C'Mon BB, I believe you have found the holy grail of text processing. Or at least it can not be that hard!!! Good laugh. regards Keith. Am 17.12.2010 um 08:29 schrieb Bowerbird@aol.com:
john redmond said:
The markup _was_ light, because the style of document did not require anything more.
right. that's why it was not a good example text. 1.1 megabytes of mostly just plain paragraphs... that doesn't do anybody much good, not really...
this is why a good developer makes a test-suite. i've had mine up for well over 5 years already...
36k, and it includes almost everything one can expect to encounter in the p.g. library e-books.
Heavy markup? What if we have a more technical document that demands lists and tables?
what if we do? lists and tables are not hard...
neither are footnotes/endnotes, providing that you've prepared the master-text-file correctly. (and even if you haven't, it's not _that_ hard.)
The markup _has_ to be heavier.
no, it doesn't.
Surely we can agree on that!
no, we can't. that's the crux of disagreement!
a light-markup perspective keeps the markup nice and simple, and makes the _programming_ that interprets that markup more sophisticated.

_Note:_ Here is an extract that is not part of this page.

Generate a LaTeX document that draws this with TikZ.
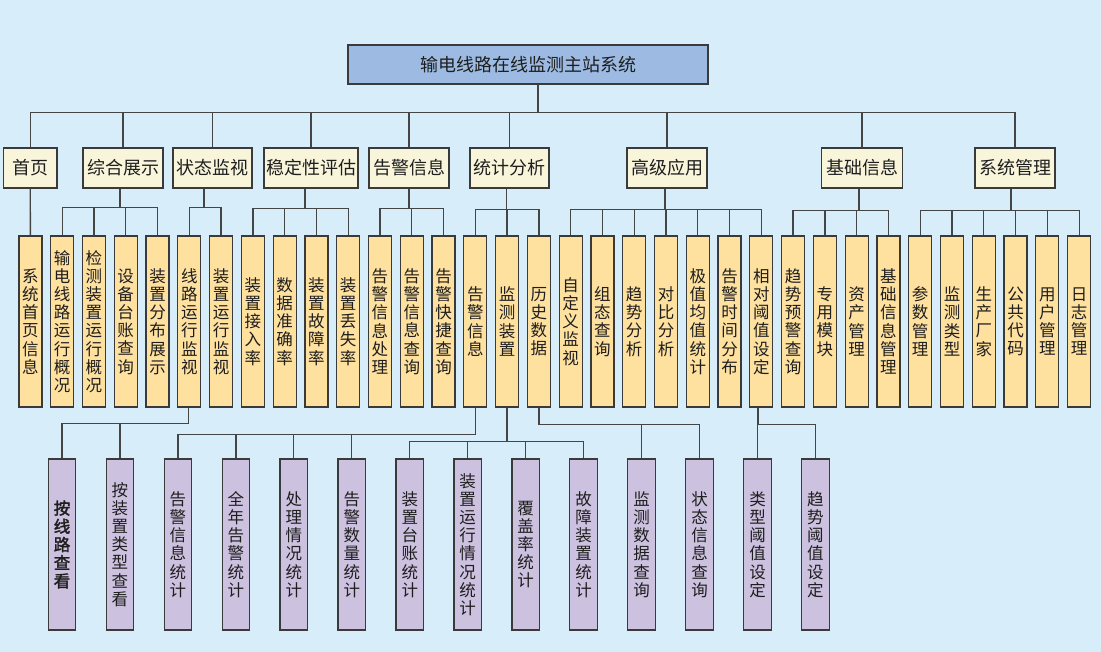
\documentclass[tikz,border=0pt]{standalone}
\usepackage{fontspec}
\setmainfont{Noto Sans CJK SC}
\newfontfamily\cjkb[FakeBold=2]{Noto Sans CJK SC}
\definecolor{bgc}{HTML}{D7EEFA}
\definecolor{rootc}{HTML}{9DBBE2}
\definecolor{lonec}{HTML}{F8F5DB}
\definecolor{ltwoc}{HTML}{FEE09F}
\definecolor{lthreec}{HTML}{CCC1DF}
\definecolor{edgec}{HTML}{3A3A3A}
\definecolor{linec}{HTML}{454545}
\definecolor{txtc}{HTML}{1E1E1E}
\makeatletter
\def\vtxt#1{\vtxt@#1\@nil}
\def\vtxt@#1#2\@nil{#1\if\relax\detokenize{#2}\relax\else\\\vtxt@#2\@nil\fi}
\makeatother
\tikzset{
  box/.style={draw=edgec, line width=1.2pt, inner sep=0pt, text=txtc},
  rootbox/.style={box, fill=rootc, minimum width=360pt, minimum height=39pt, font=\fontsize{18}{20}\selectfont},
  lone/.style={box, fill=lonec, minimum height=40pt, font=\fontsize{18}{20}\selectfont},
  ltwo/.style={box, fill=ltwoc, minimum width=23pt, minimum height=171pt, align=center, font=\fontsize{16.5}{18.2}\selectfont},
  lthree/.style={box, fill=lthreec, minimum width=27.5pt, minimum height=171pt, align=center, font=\fontsize{16.5}{18.2}\selectfont},
  conn/.style={draw=linec, line width=1.3pt}
}
\begin{document}
\begin{tikzpicture}[x=1pt, y=-1pt]
\useasboundingbox (0,0) rectangle (1101,652);
\fill[bgc] (0,0) rectangle (1101,652);

% root
\node[rootbox] (root) at (528,64.5) {输电线路在线监测主站系统};

% level 1
\node[lone, minimum width=53.4pt] (a1) at (30.3,168) {首页};
\node[lone, minimum width=80pt] (a2) at (123,168) {综合展示};
\node[lone, minimum width=79pt] (a3) at (212.5,168) {状态监视};
\node[lone, minimum width=94pt] (a4) at (311,168) {稳定性评估};
\node[lone, minimum width=80pt] (a5) at (409,168) {告警信息};
\node[lone, minimum width=79pt] (a6) at (509.5,168) {统计分析};
\node[lone, minimum width=80pt] (a7) at (667,168) {高级应用};
\node[lone, minimum width=80.5pt] (a8) at (862,168) {基础信息};
\node[lone, minimum width=80pt] (a9) at (1015,168) {系统管理};

% level 2
\foreach \t [count=\i] in {系统首页信息,输电线路运行概况,检测装置运行概况,设备台账查询,装置分布展示,线路运行监视,装置运行监视,装置接入率,数据准确率,装置故障率,装置丢失率,告警信息处理,告警信息查询,告警快捷查询,告警信息,监测装置,历史数据,自定义监视,组态查询,趋势分析,对比分析,极值均值统计,告警时间分布,相对阈值设定,趋势预警查询,专用模块,资产管理,基础信息管理,参数管理,监测类型,生产厂家,公共代码,用户管理,日志管理}
  \node[ltwo] (b\i) at ({30.4+31.78*(\i-1)},321.5) {\expandafter\vtxt\expandafter{\t}};

% level 3
\node[lthree, font=\cjkb\fontsize{16.5}{18.2}\selectfont] (p1) at (62,544.5) {\vtxt{按线路查看}};
\foreach \t [count=\j from 2] in {按装置类型查看,告警信息统计,全年告警统计,处理情况统计,告警数量统计,装置台账统计,装置运行情况统计,覆盖率统计,故障装置统计,监测数据查询,状态信息查询,类型阈值设定,趋势阈值设定}
  \node[lthree] (p\j) at ({62+57.96*(\j-1)},544.5) {\expandafter\vtxt\expandafter{\t}};

% root to level 1
\foreach \c in {a1,a2,a3,a4,a5,a6,a7,a8,a9}
  \draw[conn] ([xshift=10pt]root.south) -- ++(0,28) -| (\c.north);

% level 1 to level 2
\draw[conn] (a1.south) -- (b1.north);
\foreach \c in {b2,b3,b4,b5}
  \draw[conn] ([xshift=-3pt]a2.south) -- ++(0,19) -| (\c.north);
\foreach \c in {b6,b7}
  \draw[conn] ([xshift=-8.5pt]a3.south) -- ++(0,19) -| (\c.north);
\foreach \c in {b8,b9,b10,b11}
  \draw[conn] ([xshift=-6pt]a4.south) -- ++(0,20) -| (\c.north);
\foreach \c in {b12,b13,b14}
  \draw[conn] (a5.south) -- ++(0,20) -| (\c.north);
\foreach \c in {b15,b16,b17}
  \draw[conn] ([xshift=-3pt]a6.south) -- ++(0,21) -| (\c.north);
\foreach \c in {b18,b19,b20,b21,b22,b23,b24}
  \draw[conn] ([xshift=-2pt]a7.south) -- ++(0,21) -| (\c.north);
\foreach \c in {b25,b26,b27,b28}
  \draw[conn] ([xshift=-3pt]a8.south) -- ++(0,22) -| (\c.north);
\foreach \c in {b29,b30,b31,b32,b33,b34}
  \draw[conn] ([xshift=-4pt]a9.south) -- ++(0,22) -| (\c.north);

% level 2 to level 3
\foreach \c in {p1,p2}
  \draw[conn] ([xshift=-1pt]b6.south) -- ++(0,16) -| (\c.north);
\foreach \c in {p3,p4,p5,p6}
  \draw[conn] (b15.south) -- ++(0,27) -| (\c.north);
\foreach \c in {p7,p8,p9,p10}
  \draw[conn] (b16.south) -- ++(0,34) -| (\c.north);
\foreach \c in {p11,p12}
  \draw[conn] (b17.south) -- ++(0,17) -| (\c.north);
\foreach \c in {p13,p14}
  \draw[conn] ([xshift=-3.4pt]b24.south) -- ++(0,17) -| (\c.north);
\end{tikzpicture}
\end{document}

this is the major failing of the file-format lovers, including the "true believers" in x.m.l. and t.e.i.
they want to put all the complexity in the format. and then they just expect that the programmers will make sense of their obtuse complications...
but i come at things from the opposite direction, where the programmer provides the solution and devises a file-format that facilitates that solution.